Rumah tangga dalam masyarakat ibarat hati dalam tubuh
manusia. Apabila baik maka baiklah masyarakat yang ia hidup di dalamnya, dan
jika buruk maka buruk pula masyarakat yang terbentuk olehnya. Untuk menciptakan
masyarakat yang baik, maka harus diawali dari pembinaan keluarga yang baik, dan
keluarga yang baik terbentuk oleh pribadi-pribadi yang baik dari setiap pasangan
suami isteri.
Masing-masing pasangan telah membentuk satu kesatuan sebuah
rumah tangga. Ibarat sebuah tubuh, tiap-tiapnya saling menguatkan satu sama
lain, apabila yang satu sakit maka yang lain akan merasakan sakit, jika salah
seorang dari keduanya merasa sedih yang lain juga turut bersedih, dan jika di
antara mereka sedang bergembira yang lainnya pun ikut bergembira. Berat saling
memikul, ringan saling menjinjing. Itulah gambaran sebuah rumah tangga yang
ideal dan harmonis.
Tidak ada seorang muslim pun yang membina sebuah rumah
tangga lewat tali pernikahan, melainkan mengharapkan terciptanya sebuah keluarga
yang harmonis islamis. Lantas, bagaimanakah tiap-tiap dari mereka bisa
menciptakan iklim keluarga yang harmonis islamis?
Apa
Kuncinya?
Kuncinya mudah, namun dalam praktikanya dibutuhkan
perjuangan dan kerja keras dari masing-masing mereka. "GIVING before
ASKING", memberi sebelum menuntut, inilah kunci untuk merealisasikan
harapan di atas. Tiap-tiap pasangan harus menunaikan kewajibannya terlebih
dahulu sebelum menuntut haknya, niscaya mereka akan mendapatkan apa yang
diharapkan sebelum mereka memintanya.
Rasulullah bersabda:
فَأَعْطِ
كُلَّ ذِي حَقٍّ حَقَّهُ
"Maka berikanlah hak kepada setiap
pemiliknya." (HR. Bukhari, no. 1968)
Mengenal
Siapa Dirinya
Untuk menjalankan konsep di
atas, langkah pertama, setiap pasangan harus mengenal siapa dirinya sendiri.

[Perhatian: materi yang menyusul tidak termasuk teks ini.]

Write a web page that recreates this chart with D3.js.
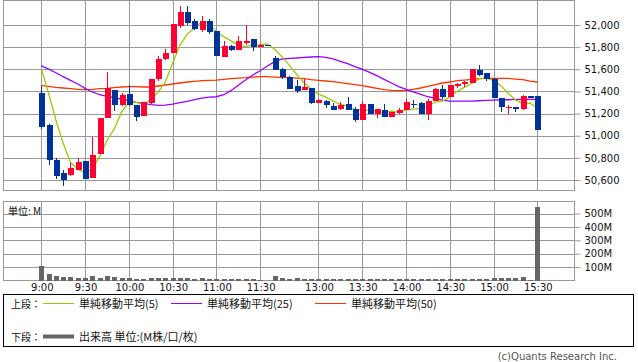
<!DOCTYPE html>
<html><head><meta charset="utf-8">
<script src="https://cdn.jsdelivr.net/npm/d3@7"></script>
<style>body{margin:0;background:#fff}svg{display:block}</style>
</head><body>
<svg id="c" width="638" height="362"></svg>
<script>
const times = ["9:00","9:05","9:10","9:15","9:20","9:25","9:30","9:35","9:40","9:45","9:50","9:55","10:00","10:05","10:10","10:15","10:20","10:25","10:30","10:35","10:40","10:45","10:50","10:55","11:00","11:05","11:10","11:15","11:20","11:25","11:30","12:25","12:30","12:35","12:40","12:45","12:50","12:55","13:00","13:05","13:10","13:15","13:20","13:25","13:30","13:35","13:40","13:45","13:50","13:55","14:00","14:05","14:10","14:15","14:20","14:25","14:30","14:35","14:40","14:45","14:50","14:55","15:00","15:05","15:10","15:15","15:20","15:25","15:30"];
const xTickLabels = ["9:00","9:30","10:00","10:30","11:00","11:30","13:00","13:30","14:00","14:30","15:00","15:30"];
const priceTicks = [50600,50800,51000,51200,51400,51600,51800,52000];
const volTicks = [100,200,300,400,500];

const opens  = [51386,51099,50780,50663,50645,50693,50771,50620,50834,51163,51413,51277,51377,51277,51181,51295,51509,51693,51750,51994,52117,52036,51955,52036,51949,51711,51813,51777,51834,51873,51801,51822,51702,51602,51527,51449,51416,51431,51298,51316,51268,51241,51286,51244,51142,51286,51199,51232,51172,51208,51232,51289,51295,51199,51310,51419,51349,51449,51464,51479,51593,51566,51509,51337,51253,51259,51241,51358,51358];
const highs  = [51449,51105,50798,50690,50750,50798,50771,50991,51163,51575,51413,51386,51455,51277,51304,51512,51720,51783,52009,52172,52172,52051,52081,52057,51949,51858,51819,51901,52000,51873,51825,51822,51720,51614,51539,51503,51512,51431,51334,51325,51295,51301,51349,51256,51313,51286,51241,51283,51214,51247,51328,51325,51301,51334,51431,51458,51458,51479,51494,51602,51639,51566,51521,51337,51277,51259,51367,51358,51358];
const lows   = [51063,50738,50608,50548,50639,50690,50608,50620,50834,51163,51226,51271,51268,51136,51181,51286,51494,51684,51750,51973,52003,51955,51934,51922,51720,51711,51768,51771,51822,51768,51798,51816,51596,51515,51419,51389,51416,51289,51292,51253,51229,51229,51235,51127,51142,51199,51163,51172,51172,51199,51232,51250,51199,51145,51310,51328,51349,51431,51443,51479,51542,51497,51343,51217,51199,51217,51229,51352,51054];
const closes = [51078,50780,50639,50599,50708,50762,50608,50825,51163,51428,51280,51367,51274,51172,51304,51512,51693,51750,52009,52117,52021,51967,52036,51937,51720,51813,51777,51855,51855,51801,51822,51816,51596,51533,51425,51404,51440,51298,51325,51277,51232,51277,51235,51142,51286,51199,51241,51172,51214,51232,51304,51283,51199,51310,51422,51349,51458,51467,51485,51602,51551,51509,51343,51256,51262,51244,51355,51352,51054];
const volumes = [107,45,30,25,25,17,17,30,17,37,25,17,17,12,12,17,17,17,17,17,17,12,15,12,12,12,12,12,12,12,3,0,37,17,12,15,12,12,12,12,12,12,12,12,12,12,12,12,12,12,12,12,12,12,12,12,12,12,12,12,12,12,17,17,17,17,25,3,545];
const ma5  = [51608,51383,51142,50931,50761,50698,50663,50700,50813,50957,51061,51213,51302,51304,51279,51326,51391,51486,51654,51816,51918,51973,52030,52016,51936,51895,51857,51820,51804,51820,51822,51830,51778,51714,51638,51555,51480,51420,51378,51349,51314,51282,51269,51233,51234,51228,51221,51208,51222,51212,51233,51241,51246,51266,51304,51313,51348,51401,51436,51472,51513,51523,51498,51452,51384,51323,51292,51294,51253];
const ma25 = [51630,51602,51569,51533,51500,51467,51428,51395,51370,51355,51343,51331,51316,51301,51292,51280,51274,51277,51286,51298,51310,51325,51340,51349,51352,51370,51407,51455,51503,51548,51587,51630,51669,51693,51699,51702,51708,51711,51714,51708,51693,51672,51651,51624,51602,51572,51542,51509,51476,51443,51419,51395,51374,51352,51337,51322,51313,51313,51313,51313,51316,51319,51322,51325,51325,51328,51328,51328,51328];
const ma50 = [51455,51446,51437,51431,51425,51419,51416,51419,51425,51428,51434,51440,51443,51443,51440,51440,51449,51458,51467,51476,51485,51491,51497,51500,51503,51509,51515,51521,51524,51530,51533,51533,51530,51527,51524,51521,51515,51506,51500,51494,51488,51479,51470,51461,51452,51440,51428,51416,51410,51407,51407,51419,51431,51446,51461,51476,51485,51497,51503,51509,51515,51518,51518,51518,51518,51512,51506,51494,51485];

const UP = "#ff0033", DOWN = "#003399", GRID = "#999999";
const svg = d3.select("#c");
const L = 3.5, R = 574.5, T = 0.5, B = 190.5, VT = 201.5, VB = 280.5;
const x = d3.scalePoint().domain(times).range([41.3, 537.3]);
const y = d3.scaleLinear().domain([50600, 52000]).range([180, 25]);
const yv = d3.scaleLinear().domain([0, 500]).range([280.5, 213.5]);
const px = t => Math.round(x(t));
const py = v => Math.round(v) + 0.5;

const g = svg.append("g");
// grids upper
g.selectAll(".hg").data(priceTicks).join("line")
  .attr("x1", L).attr("x2", R).attr("y1", d => py(y(d))).attr("y2", d => py(y(d)))
  .attr("stroke", GRID);
g.selectAll(".vg").data(xTickLabels).join("line")
  .attr("x1", d => px(d) + 0.5).attr("x2", d => px(d) + 0.5).attr("y1", T).attr("y2", B)
  .attr("stroke", GRID);
g.append("rect").attr("x", L).attr("y", T).attr("width", R - L).attr("height", B - T)
  .attr("fill", "none").attr("stroke", GRID);
// grids lower
g.selectAll(".hgv").data(volTicks).join("line")
  .attr("x1", L).attr("x2", R).attr("y1", d => py(yv(d))).attr("y2", d => py(yv(d)))
  .attr("stroke", GRID);
g.selectAll(".vgv").data(xTickLabels).join("line")
  .attr("x1", d => px(d) + 0.5).attr("x2", d => px(d) + 0.5).attr("y1", VT).attr("y2", VB)
  .attr("stroke", GRID);
g.append("rect").attr("x", L).attr("y", VT).attr("width", R - L).attr("height", VB - VT)
  .attr("fill", "none").attr("stroke", GRID);

// axes
const ya = svg.append("g").attr("transform", `translate(${R},0)`)
  .call(d3.axisRight(y).tickValues(priceTicks).tickFormat(d3.format(",")).tickSize(6).tickPadding(4));
const va = svg.append("g").attr("transform", `translate(${R},0)`)
  .call(d3.axisRight(yv).tickValues(volTicks).tickFormat(d => d + "M").tickSize(6).tickPadding(4));
const xa = svg.append("g").attr("transform", `translate(0.5,${VB})`)
  .call(d3.axisBottom(x).tickValues(xTickLabels).tickSize(0).tickPadding(3));
[ya, va, xa].forEach(a => {
  a.select(".domain").remove();
  a.selectAll("line").attr("stroke", GRID);
  a.selectAll("text").attr("font-family", "DejaVu Sans").attr("font-size", 10).attr("fill", "#111");
});

// volume bars
svg.append("g").selectAll("rect").data(times).join("rect")
  .attr("x", d => px(d) - 2).attr("width", 5)
  .attr("y", (d, i) => yv(volumes[i])).attr("height", (d, i) => Math.max(0, yv(0) - yv(volumes[i])))
  .attr("fill", "#666").attr("shape-rendering", "crispEdges");

// MA lines
const line = arr => d3.line().x((d, i) => x(times[i])).y(d => y(d))(arr);
[[ma50, "#ff3300"], [ma25, "#9900ff"], [ma5, "#99cc00"]].forEach(([arr, c]) => {
  svg.append("path").attr("d", line(arr)).attr("fill", "none").attr("stroke", c).attr("stroke-width", 1.3);
});

// candles
const cg = svg.append("g").attr("shape-rendering", "crispEdges");
times.forEach((t, i) => {
  const o = opens[i], c = closes[i], col = c >= o ? UP : DOWN;
  const cx = px(t);
  cg.append("rect").attr("x", cx).attr("width", 1)
    .attr("y", y(highs[i])).attr("height", Math.max(1, y(lows[i]) - y(highs[i]))).attr("fill", col);
  const top = y(Math.max(o, c)), h = Math.max(1.5, Math.abs(y(o) - y(c)));
  cg.append("rect").attr("x", cx - 2.5).attr("width", 6).attr("y", top).attr("height", h).attr("fill", col);
});

// labels
const txt = (s, xx, yy, opt = {}) => svg.append("text").attr("x", xx).attr("y", yy)
  .attr("font-family", opt.f || "'Noto Sans CJK JP', sans-serif").attr("font-size", opt.s || 11)
  .attr("fill", opt.c || "#111").attr("text-anchor", opt.a || "start").attr("dominant-baseline", "central").text(s);
txt("単位: M", 8, 210, {s: 10});

// legend
svg.append("rect").attr("x", 3.5).attr("y", 294.5).attr("width", 630).attr("height", 52)
  .attr("fill", "none").attr("stroke", "#000");
txt("上段：", 11, 303, {s: 10});
txt("下段：", 11, 336, {s: 10});
const leg = [["単純移動平均(5)", "#99cc00", 43], ["単純移動平均(25)", "#9900ff", 171], ["単純移動平均(50)", "#ff3300", 315]];
leg.forEach(([s, c, lx]) => {
  svg.append("line").attr("x1", lx).attr("x2", lx + 31).attr("y1", 303.5).attr("y2", 303.5).attr("stroke", c);
  txt(s, lx + 36, 303, {s: 11});
});
svg.append("line").attr("x1", 43).attr("x2", 74).attr("y1", 336.5).attr("y2", 336.5).attr("stroke", "#666").attr("stroke-width", 4);
txt("出来高 単位:(M株/口/枚)", 79, 336, {s: 11});
txt("(c)Quants Research Inc.", 617, 356, {s: 10, c: "#555", a: "end", f: "'DejaVu Sans', sans-serif"});
</script>
</body></html>
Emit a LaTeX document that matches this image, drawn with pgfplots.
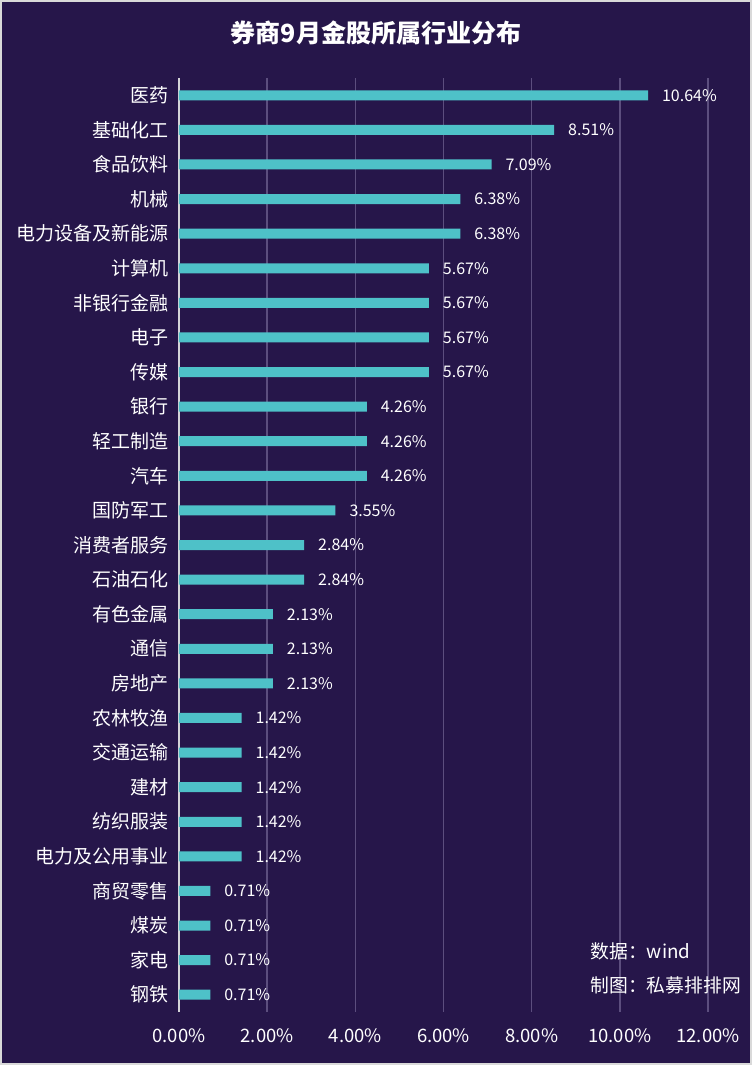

Bukan sebatas mengetahui posisinya sebagai apa dalam sebuah keluarga, namun ia
harus tahu pula secara lebih mendasar bahwa keluarga merupakan salah satu
instrument penting dalam penghambaan dirinya kepada Allah.
Dengan demikian, apa yang menjadi kewajibannya dalam sebuah rumah tangga
semata-semata ditunaikan sebagai bentuk ibadah dan mengharap pahala dari Allah.
Inilah energi batin yang menjadikan setiap pasangan
senantiasa berusaha menjaga dirinya tetap berada dalam jalur yang benar.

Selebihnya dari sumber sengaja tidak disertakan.